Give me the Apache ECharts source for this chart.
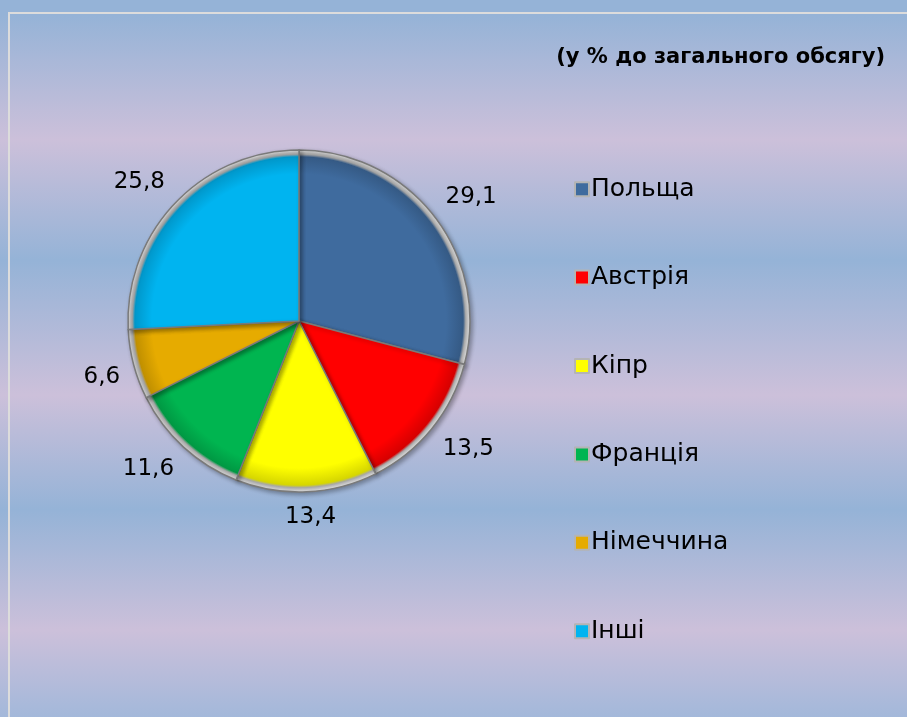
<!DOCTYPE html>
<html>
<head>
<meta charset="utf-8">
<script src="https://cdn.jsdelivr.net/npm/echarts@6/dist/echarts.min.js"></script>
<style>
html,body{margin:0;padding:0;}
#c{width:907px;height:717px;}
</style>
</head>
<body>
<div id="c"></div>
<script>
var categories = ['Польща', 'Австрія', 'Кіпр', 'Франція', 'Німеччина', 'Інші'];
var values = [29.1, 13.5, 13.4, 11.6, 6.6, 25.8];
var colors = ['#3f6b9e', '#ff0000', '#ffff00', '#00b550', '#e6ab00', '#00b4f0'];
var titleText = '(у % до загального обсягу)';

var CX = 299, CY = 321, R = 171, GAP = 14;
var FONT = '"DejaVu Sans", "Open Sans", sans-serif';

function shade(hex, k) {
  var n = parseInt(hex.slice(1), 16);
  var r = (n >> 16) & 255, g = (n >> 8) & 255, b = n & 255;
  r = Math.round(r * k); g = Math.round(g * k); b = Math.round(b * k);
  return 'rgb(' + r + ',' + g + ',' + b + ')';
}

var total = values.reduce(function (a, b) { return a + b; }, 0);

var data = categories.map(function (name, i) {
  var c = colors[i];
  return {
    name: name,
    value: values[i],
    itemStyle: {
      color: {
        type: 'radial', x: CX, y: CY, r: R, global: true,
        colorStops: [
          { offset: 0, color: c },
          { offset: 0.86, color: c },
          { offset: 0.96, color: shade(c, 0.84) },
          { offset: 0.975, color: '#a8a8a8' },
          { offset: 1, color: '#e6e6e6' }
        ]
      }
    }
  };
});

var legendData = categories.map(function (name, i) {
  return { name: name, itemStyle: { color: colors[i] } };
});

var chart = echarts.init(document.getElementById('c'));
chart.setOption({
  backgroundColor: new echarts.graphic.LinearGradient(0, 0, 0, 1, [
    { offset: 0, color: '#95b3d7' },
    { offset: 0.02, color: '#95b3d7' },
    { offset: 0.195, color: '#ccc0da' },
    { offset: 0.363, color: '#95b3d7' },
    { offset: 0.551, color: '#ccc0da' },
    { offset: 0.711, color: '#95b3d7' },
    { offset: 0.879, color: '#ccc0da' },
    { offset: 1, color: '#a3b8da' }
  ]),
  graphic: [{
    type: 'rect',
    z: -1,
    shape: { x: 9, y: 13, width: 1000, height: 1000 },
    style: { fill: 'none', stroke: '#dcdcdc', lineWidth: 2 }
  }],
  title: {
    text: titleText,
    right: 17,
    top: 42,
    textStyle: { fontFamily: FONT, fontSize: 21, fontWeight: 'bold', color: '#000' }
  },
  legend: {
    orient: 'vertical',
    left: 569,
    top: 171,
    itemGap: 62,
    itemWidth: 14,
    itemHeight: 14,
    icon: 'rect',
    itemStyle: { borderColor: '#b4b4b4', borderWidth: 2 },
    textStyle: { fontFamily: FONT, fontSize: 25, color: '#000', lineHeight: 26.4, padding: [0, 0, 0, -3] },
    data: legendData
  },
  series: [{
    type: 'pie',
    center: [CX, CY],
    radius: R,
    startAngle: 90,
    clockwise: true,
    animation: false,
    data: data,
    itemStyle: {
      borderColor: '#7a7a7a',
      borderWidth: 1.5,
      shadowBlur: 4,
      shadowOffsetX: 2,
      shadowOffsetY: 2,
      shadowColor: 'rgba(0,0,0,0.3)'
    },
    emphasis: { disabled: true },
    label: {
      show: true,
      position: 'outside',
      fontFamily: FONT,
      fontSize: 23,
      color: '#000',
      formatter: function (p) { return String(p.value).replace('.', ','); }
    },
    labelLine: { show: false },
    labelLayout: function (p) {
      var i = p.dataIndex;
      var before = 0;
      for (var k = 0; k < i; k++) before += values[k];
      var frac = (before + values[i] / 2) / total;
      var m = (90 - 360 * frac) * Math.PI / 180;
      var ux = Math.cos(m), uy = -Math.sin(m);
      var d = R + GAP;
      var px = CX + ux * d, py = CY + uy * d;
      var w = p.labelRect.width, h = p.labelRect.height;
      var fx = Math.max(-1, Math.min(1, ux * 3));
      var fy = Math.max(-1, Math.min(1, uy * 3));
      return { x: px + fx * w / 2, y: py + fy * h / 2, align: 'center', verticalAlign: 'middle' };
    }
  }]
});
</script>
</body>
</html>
---
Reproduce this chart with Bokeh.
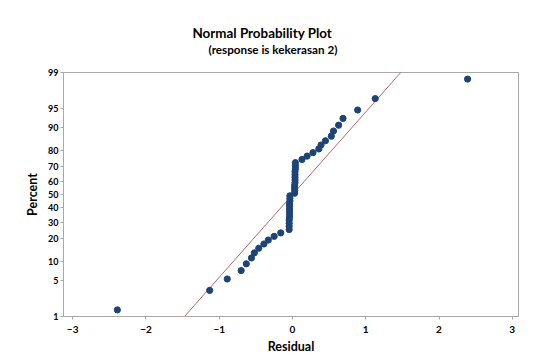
---
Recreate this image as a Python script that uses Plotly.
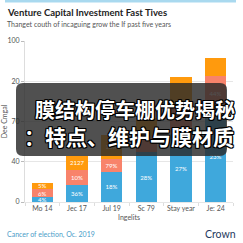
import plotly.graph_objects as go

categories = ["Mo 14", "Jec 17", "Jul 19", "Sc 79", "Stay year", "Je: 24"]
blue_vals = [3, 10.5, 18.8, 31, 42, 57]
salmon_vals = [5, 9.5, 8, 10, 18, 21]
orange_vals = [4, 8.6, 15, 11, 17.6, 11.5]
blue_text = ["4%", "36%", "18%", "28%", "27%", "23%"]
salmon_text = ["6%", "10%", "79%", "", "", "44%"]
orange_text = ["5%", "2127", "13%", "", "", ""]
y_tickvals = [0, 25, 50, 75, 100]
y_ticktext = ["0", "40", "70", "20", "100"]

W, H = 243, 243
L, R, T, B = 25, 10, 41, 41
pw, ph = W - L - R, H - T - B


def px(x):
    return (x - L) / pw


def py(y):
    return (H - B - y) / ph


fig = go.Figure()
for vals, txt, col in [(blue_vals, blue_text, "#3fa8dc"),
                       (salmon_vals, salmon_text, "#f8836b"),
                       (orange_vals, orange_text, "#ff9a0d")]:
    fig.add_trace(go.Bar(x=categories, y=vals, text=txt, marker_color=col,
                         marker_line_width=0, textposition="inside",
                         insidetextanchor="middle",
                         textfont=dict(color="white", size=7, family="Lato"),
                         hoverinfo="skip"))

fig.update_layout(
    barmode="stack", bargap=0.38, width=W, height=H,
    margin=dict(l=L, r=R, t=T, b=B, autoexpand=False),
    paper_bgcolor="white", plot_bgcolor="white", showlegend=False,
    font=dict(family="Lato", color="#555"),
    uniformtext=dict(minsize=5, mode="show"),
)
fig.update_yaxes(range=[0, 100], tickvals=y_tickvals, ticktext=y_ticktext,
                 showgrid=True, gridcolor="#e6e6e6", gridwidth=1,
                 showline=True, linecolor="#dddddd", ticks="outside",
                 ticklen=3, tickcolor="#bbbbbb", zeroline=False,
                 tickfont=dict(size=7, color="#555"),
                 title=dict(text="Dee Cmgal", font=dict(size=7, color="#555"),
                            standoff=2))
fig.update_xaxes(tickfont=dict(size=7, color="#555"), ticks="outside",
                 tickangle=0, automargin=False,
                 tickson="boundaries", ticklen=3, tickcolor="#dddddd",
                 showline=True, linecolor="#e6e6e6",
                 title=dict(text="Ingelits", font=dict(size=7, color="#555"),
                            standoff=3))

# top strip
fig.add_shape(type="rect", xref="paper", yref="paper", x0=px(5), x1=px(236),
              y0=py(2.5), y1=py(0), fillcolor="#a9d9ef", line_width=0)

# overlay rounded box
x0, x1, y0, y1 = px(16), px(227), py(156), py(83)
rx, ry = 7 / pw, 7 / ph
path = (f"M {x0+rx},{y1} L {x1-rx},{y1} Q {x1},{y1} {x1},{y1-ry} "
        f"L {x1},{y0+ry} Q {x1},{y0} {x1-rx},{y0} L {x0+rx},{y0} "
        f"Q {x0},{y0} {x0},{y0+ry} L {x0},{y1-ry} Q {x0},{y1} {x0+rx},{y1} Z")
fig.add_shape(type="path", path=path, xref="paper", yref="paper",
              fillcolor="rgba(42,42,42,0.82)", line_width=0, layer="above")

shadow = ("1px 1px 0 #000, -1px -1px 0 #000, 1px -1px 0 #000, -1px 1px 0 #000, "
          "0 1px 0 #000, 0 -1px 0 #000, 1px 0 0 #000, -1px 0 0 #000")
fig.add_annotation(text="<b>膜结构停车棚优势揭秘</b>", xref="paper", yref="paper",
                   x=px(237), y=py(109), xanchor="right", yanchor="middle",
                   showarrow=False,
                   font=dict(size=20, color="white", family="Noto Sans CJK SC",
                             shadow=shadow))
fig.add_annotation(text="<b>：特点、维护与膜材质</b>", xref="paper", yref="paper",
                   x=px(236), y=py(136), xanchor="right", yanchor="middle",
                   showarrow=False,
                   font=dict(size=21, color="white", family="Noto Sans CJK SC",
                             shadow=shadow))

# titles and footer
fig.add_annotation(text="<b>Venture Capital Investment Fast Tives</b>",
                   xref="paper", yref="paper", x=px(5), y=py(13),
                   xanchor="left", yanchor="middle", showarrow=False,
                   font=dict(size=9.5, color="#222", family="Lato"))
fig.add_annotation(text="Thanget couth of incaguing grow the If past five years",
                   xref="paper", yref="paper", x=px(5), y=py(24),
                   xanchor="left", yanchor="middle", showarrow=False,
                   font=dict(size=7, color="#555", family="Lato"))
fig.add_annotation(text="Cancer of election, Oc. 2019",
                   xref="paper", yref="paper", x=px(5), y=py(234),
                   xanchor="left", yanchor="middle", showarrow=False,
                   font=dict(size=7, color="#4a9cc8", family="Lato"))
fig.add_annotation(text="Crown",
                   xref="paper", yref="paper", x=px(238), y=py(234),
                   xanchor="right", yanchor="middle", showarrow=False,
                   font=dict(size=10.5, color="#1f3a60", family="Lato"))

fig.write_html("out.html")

__JOB__
Using the entries above, repeat exactly the lines from the one with "Recreate this image" to the one with "import plotly.graph_objects as go", both included, and leave the pictures behind.

__RESPONSE BELOW__
Recreate this image as a Python script that uses Plotly.
import plotly.graph_objects as go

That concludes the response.